Rolling Stone for sale, legendary co-founder Jann Wenner says
AP
“I love my job, I enjoy it, I’ve enjoyed it for a long time,” Wenner, 71, told The Times. But selling now is “just the smart thing to do,” he said.
Since he co-founded it with Ralph Gleason in 1967, Rolling Stone and Wenner have been synonymous, writing the history of rock ‘n’ roll in a style equal parts reverent and irreverent, promoted by some of the most famous covers in American publishing history. Gleason died in 1975.
Along the way, it published some of the most important political and investigative writers of the last 50 years, as well, among them Hunter S. Thompson, whose “Fear and Loathing in Las Vegas” made its debut in the magazine in 1971; Washington insider Joe Klein, the author of “Primary Colors”; conservative provocateur P.J. O’Rourke; and Tom Wolfe.
In June,
the magazine settled a defamation lawsuit brought by a fraternity at the University of Virginia, which said its 2014 investigation “A Rape on Campus” was significantly false.
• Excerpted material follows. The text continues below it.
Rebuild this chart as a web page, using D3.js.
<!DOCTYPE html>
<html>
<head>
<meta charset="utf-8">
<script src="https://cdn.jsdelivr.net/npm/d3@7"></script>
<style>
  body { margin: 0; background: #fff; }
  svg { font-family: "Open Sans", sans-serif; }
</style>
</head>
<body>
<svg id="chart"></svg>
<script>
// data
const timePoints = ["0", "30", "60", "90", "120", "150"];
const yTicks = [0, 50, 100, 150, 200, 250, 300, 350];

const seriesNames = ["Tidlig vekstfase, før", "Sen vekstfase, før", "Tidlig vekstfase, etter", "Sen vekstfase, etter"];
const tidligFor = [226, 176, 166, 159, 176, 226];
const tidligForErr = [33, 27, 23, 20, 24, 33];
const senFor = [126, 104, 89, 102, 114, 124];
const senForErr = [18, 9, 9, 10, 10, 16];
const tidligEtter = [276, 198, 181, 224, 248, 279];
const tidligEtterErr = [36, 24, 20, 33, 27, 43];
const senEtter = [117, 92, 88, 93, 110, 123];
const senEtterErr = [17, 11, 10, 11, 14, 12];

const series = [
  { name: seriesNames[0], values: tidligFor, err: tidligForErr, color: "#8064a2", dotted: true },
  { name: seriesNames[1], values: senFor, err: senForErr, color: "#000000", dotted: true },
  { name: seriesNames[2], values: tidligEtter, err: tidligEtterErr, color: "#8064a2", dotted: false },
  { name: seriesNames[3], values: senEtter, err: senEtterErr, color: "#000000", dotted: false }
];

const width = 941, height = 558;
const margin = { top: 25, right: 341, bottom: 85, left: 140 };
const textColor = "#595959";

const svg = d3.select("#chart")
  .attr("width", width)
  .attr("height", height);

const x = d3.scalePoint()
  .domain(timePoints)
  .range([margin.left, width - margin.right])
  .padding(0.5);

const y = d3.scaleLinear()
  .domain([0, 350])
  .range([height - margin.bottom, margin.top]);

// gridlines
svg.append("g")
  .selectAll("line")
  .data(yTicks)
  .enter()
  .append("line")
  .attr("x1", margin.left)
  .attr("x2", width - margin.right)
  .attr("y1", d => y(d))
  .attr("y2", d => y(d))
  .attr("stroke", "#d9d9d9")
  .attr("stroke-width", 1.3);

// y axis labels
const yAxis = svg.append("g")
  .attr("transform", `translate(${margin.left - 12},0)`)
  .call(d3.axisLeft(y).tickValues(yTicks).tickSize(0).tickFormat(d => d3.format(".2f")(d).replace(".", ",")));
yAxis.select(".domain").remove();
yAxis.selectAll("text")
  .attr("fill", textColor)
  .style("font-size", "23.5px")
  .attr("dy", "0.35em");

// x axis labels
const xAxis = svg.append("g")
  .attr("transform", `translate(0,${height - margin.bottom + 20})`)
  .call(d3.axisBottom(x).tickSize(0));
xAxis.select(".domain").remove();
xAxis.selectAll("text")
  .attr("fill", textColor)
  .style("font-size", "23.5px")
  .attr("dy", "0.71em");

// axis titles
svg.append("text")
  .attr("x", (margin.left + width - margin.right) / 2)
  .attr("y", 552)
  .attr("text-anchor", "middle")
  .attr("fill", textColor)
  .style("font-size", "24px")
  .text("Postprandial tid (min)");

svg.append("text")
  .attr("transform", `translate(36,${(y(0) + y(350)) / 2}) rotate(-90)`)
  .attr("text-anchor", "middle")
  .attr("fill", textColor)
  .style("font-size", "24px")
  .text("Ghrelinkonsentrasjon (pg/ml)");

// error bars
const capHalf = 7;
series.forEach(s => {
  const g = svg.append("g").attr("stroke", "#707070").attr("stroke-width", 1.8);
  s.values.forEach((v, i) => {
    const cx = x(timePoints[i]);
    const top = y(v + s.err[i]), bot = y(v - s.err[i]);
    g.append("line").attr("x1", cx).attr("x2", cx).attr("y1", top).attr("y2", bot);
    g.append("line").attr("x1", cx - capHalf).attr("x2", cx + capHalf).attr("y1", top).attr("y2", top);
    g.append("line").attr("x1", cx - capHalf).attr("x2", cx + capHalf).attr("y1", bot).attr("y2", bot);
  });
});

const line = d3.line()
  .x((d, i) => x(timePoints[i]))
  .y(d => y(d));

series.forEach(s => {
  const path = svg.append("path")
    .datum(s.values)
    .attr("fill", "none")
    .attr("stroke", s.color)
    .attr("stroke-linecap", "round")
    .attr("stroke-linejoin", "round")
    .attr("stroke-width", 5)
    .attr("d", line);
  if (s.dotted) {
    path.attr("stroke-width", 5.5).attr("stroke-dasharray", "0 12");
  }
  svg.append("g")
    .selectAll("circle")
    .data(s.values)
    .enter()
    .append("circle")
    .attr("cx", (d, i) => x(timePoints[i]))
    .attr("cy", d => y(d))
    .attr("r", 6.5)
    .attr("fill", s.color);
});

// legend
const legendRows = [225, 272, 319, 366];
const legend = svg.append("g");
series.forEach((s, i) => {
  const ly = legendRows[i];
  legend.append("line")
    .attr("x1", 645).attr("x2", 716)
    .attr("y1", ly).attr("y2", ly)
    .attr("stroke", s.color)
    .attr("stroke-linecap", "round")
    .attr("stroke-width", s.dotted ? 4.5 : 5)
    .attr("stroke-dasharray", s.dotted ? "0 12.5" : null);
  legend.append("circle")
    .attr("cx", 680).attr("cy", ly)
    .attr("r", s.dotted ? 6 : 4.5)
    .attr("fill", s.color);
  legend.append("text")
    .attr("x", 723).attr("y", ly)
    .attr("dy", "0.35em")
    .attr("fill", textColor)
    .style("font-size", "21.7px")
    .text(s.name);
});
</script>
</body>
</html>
In a long report published in Rolling Stone, Steve Coll, dean of the Columbia University School of Journalism and former managing editor of The Washington Post, declared the article a “failure of journalism.”
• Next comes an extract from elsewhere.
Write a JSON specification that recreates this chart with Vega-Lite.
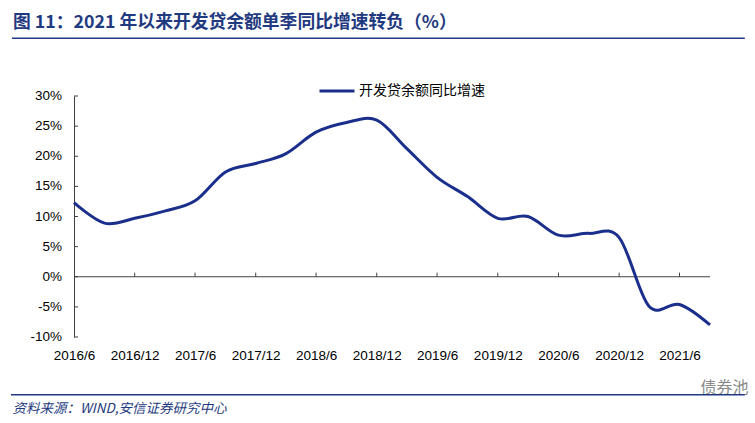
{
  "$schema": "https://vega.github.io/schema/vega-lite/v6.json",
  "width": 636,
  "height": 241,
  "autosize": {"type": "none"},
  "padding": {"left": 74, "top": 96, "right": 45, "bottom": 86},
  "background": "#ffffff",
  "config": {"view": {"stroke": null}},
  "title": {
    "text": "图 11：2021 年以来开发贷余额单季同比增速转负（%）",
    "anchor": "start",
    "frame": "group",
    "dx": -61,
    "offset": 6,
    "font": "Noto Sans CJK SC",
    "fontSize": 17.8,
    "fontWeight": "bold",
    "color": "#1f3a80"
  },
  "datasets": {
    "series": [
      {"date": "2016/06/01", "value": 12.3, "series": "开发贷余额同比增速"},
      {"date": "2016/09/01", "value": 8.9, "series": "开发贷余额同比增速"},
      {"date": "2016/12/01", "value": 9.7, "series": "开发贷余额同比增速"},
      {"date": "2017/03/01", "value": 10.9, "series": "开发贷余额同比增速"},
      {"date": "2017/06/01", "value": 12.6, "series": "开发贷余额同比增速"},
      {"date": "2017/09/01", "value": 17.4, "series": "开发贷余额同比增速"},
      {"date": "2017/12/01", "value": 18.8, "series": "开发贷余额同比增速"},
      {"date": "2018/03/01", "value": 20.4, "series": "开发贷余额同比增速"},
      {"date": "2018/06/01", "value": 24.0, "series": "开发贷余额同比增速"},
      {"date": "2018/09/01", "value": 25.6, "series": "开发贷余额同比增速"},
      {"date": "2018/12/01", "value": 26.0, "series": "开发贷余额同比增速"},
      {"date": "2019/03/01", "value": 21.3, "series": "开发贷余额同比增速"},
      {"date": "2019/06/01", "value": 16.5, "series": "开发贷余额同比增速"},
      {"date": "2019/09/01", "value": 13.3, "series": "开发贷余额同比增速"},
      {"date": "2019/12/01", "value": 9.7, "series": "开发贷余额同比增速"},
      {"date": "2020/03/01", "value": 10.0, "series": "开发贷余额同比增速"},
      {"date": "2020/06/01", "value": 6.9, "series": "开发贷余额同比增速"},
      {"date": "2020/09/01", "value": 7.2, "series": "开发贷余额同比增速"},
      {"date": "2020/12/01", "value": 6.5, "series": "开发贷余额同比增速"},
      {"date": "2021/03/01", "value": -4.9, "series": "开发贷余额同比增速"},
      {"date": "2021/06/01", "value": -4.6, "series": "开发贷余额同比增速"},
      {"date": "2021/09/01", "value": -8.0, "series": "开发贷余额同比增速"}
    ],
    "ticks": [
      {"date": "2016/12/01"}, {"date": "2017/06/01"}, {"date": "2017/12/01"},
      {"date": "2018/06/01"}, {"date": "2018/12/01"}, {"date": "2019/06/01"},
      {"date": "2019/12/01"}, {"date": "2020/06/01"}, {"date": "2020/12/01"},
      {"date": "2021/06/01"}
    ],
    "yticks": [
      {"v": -10, "label": "-10%"}, {"v": -5, "label": "-5%"}, {"v": 0, "label": "0%"},
      {"v": 5, "label": "5%"}, {"v": 10, "label": "10%"}, {"v": 15, "label": "15%"},
      {"v": 20, "label": "20%"}, {"v": 25, "label": "25%"}, {"v": 30, "label": "30%"}
    ]
  },
  "layer": [
    {
      "data": {"values": [{}]},
      "mark": {"type": "rule", "color": "#404040", "strokeWidth": 1},
      "encoding": {"y": {"datum": 0, "type": "quantitative"}}
    },
    {
      "data": {"name": "ticks"},
      "mark": {"type": "rule", "color": "#404040", "strokeWidth": 1},
      "encoding": {
        "x": {"field": "date", "type": "temporal"},
        "y": {"datum": 0, "type": "quantitative"},
        "y2": {"datum": 0.68}
      }
    },
    {
      "data": {"name": "yticks"},
      "mark": {"type": "rule", "color": "#404040", "strokeWidth": 1},
      "encoding": {
        "x": {"datum": {"year": 2016, "month": 6, "date": 1}, "type": "temporal"},
        "x2": {"datum": {"year": 2016, "month": 6, "date": 13}},
        "y": {"field": "v", "type": "quantitative"}
      }
    },
    {
      "data": {"name": "yticks"},
      "mark": {
        "type": "text",
        "align": "right",
        "baseline": "middle",
        "dx": -12,
        "font": "Liberation Sans",
        "fontSize": 13.5,
        "color": "#000000",
        "clip": false
      },
      "encoding": {
        "x": {"datum": {"year": 2016, "month": 6, "date": 1}, "type": "temporal"},
        "y": {"field": "v", "type": "quantitative"},
        "text": {"field": "label"}
      }
    },
    {
      "data": {"values": [{}]},
      "mark": {"type": "rule", "color": "#1f3a80", "strokeWidth": 1.5, "clip": false},
      "encoding": {
        "x": {"datum": {"year": 2015, "month": 11, "date": 27}, "type": "temporal"},
        "x2": {"datum": {"year": 2021, "month": 12, "date": 15}},
        "y": {"datum": 39.6, "type": "quantitative"}
      }
    },
    {
      "data": {"values": [{}]},
      "mark": {"type": "rule", "color": "#1f3a80", "strokeWidth": 1.5, "clip": false},
      "encoding": {
        "x": {"datum": {"year": 2015, "month": 11, "date": 24}, "type": "temporal"},
        "x2": {"datum": {"year": 2021, "month": 12, "date": 15}},
        "y": {"datum": -19.6, "type": "quantitative"}
      }
    },
    {
      "data": {"name": "series"},
      "mark": {"type": "line", "interpolate": "cardinal", "strokeWidth": 3},
      "encoding": {
        "x": {
          "field": "date",
          "type": "temporal",
          "scale": {
            "domain": [{"year": 2016, "month": 6, "date": 1}, {"year": 2021, "month": 9, "date": 1}],
            "nice": false
          },
          "axis": {
            "values": [
              {"year": 2016, "month": 6, "date": 1}, {"year": 2016, "month": 12, "date": 1},
              {"year": 2017, "month": 6, "date": 1}, {"year": 2017, "month": 12, "date": 1},
              {"year": 2018, "month": 6, "date": 1}, {"year": 2018, "month": 12, "date": 1},
              {"year": 2019, "month": 6, "date": 1}, {"year": 2019, "month": 12, "date": 1},
              {"year": 2020, "month": 6, "date": 1}, {"year": 2020, "month": 12, "date": 1},
              {"year": 2021, "month": 6, "date": 1}
            ],
            "format": "%Y/%-m",
            "domain": false,
            "ticks": false,
            "grid": false,
            "labelFlush": false,
            "labelOverlap": false,
            "labelAlign": "center",
            "labelPadding": 11,
            "labelFont": "Liberation Sans",
            "labelFontSize": 13.5,
            "labelColor": "#000000",
            "title": "资料来源：WIND,安信证券研究中心",
            "titleX": -62,
            "titleY": 71,
            "titleAlign": "left",
            "titleAnchor": "start",
            "titleBaseline": "middle",
            "titleFont": "Noto Sans CJK SC",
            "titleFontSize": 13.5,
            "titleFontWeight": "normal",
            "titleFontStyle": "italic",
            "titleColor": "#1f3a80"
          }
        },
        "y": {
          "field": "value",
          "type": "quantitative",
          "scale": {"domain": [-10, 30], "nice": false, "zero": false},
          "axis": {
            "labels": false,
            "ticks": false,
            "grid": false,
            "domainColor": "#404040",
            "title": "债券池",
            "titleX": 626,
            "titleY": 291,
            "titleAngle": 0,
            "titleAlign": "left",
            "titleBaseline": "middle",
            "titleFont": "Noto Sans CJK SC",
            "titleFontSize": 16,
            "titleFontWeight": "normal",
            "titleColor": "#8a8a8a"
          }
        },
        "color": {
          "field": "series",
          "type": "nominal",
          "scale": {"range": ["#1a2e8c"]},
          "legend": {
            "orient": "none",
            "legendX": 244,
            "legendY": -24,
            "title": null,
            "symbolType": "stroke",
            "symbolStrokeWidth": 3,
            "symbolSize": 1225,
            "labelFont": "Noto Sans CJK SC",
            "labelFontSize": 14,
            "labelColor": "#000000",
            "labelOffset": 3
          }
        }
      }
    }
  ]
}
Wenner sold 49 percent of his stake in Rolling Stone in 2013 to a digital music startup. He recently sold the company’s other magazines, Us Weekly and Men’s Journal, to American Media Inc., publisher of The National Enquirer.
“We have made great strides transforming Rolling Stone into a multi-platform company, and we are thrilled to find the right home to build on our strong foundation and grow the business exponentially,” said Wenner’s son Gus Wenner, the company’s president and chief operating officer, whom The Times credited with engineering the planned sale.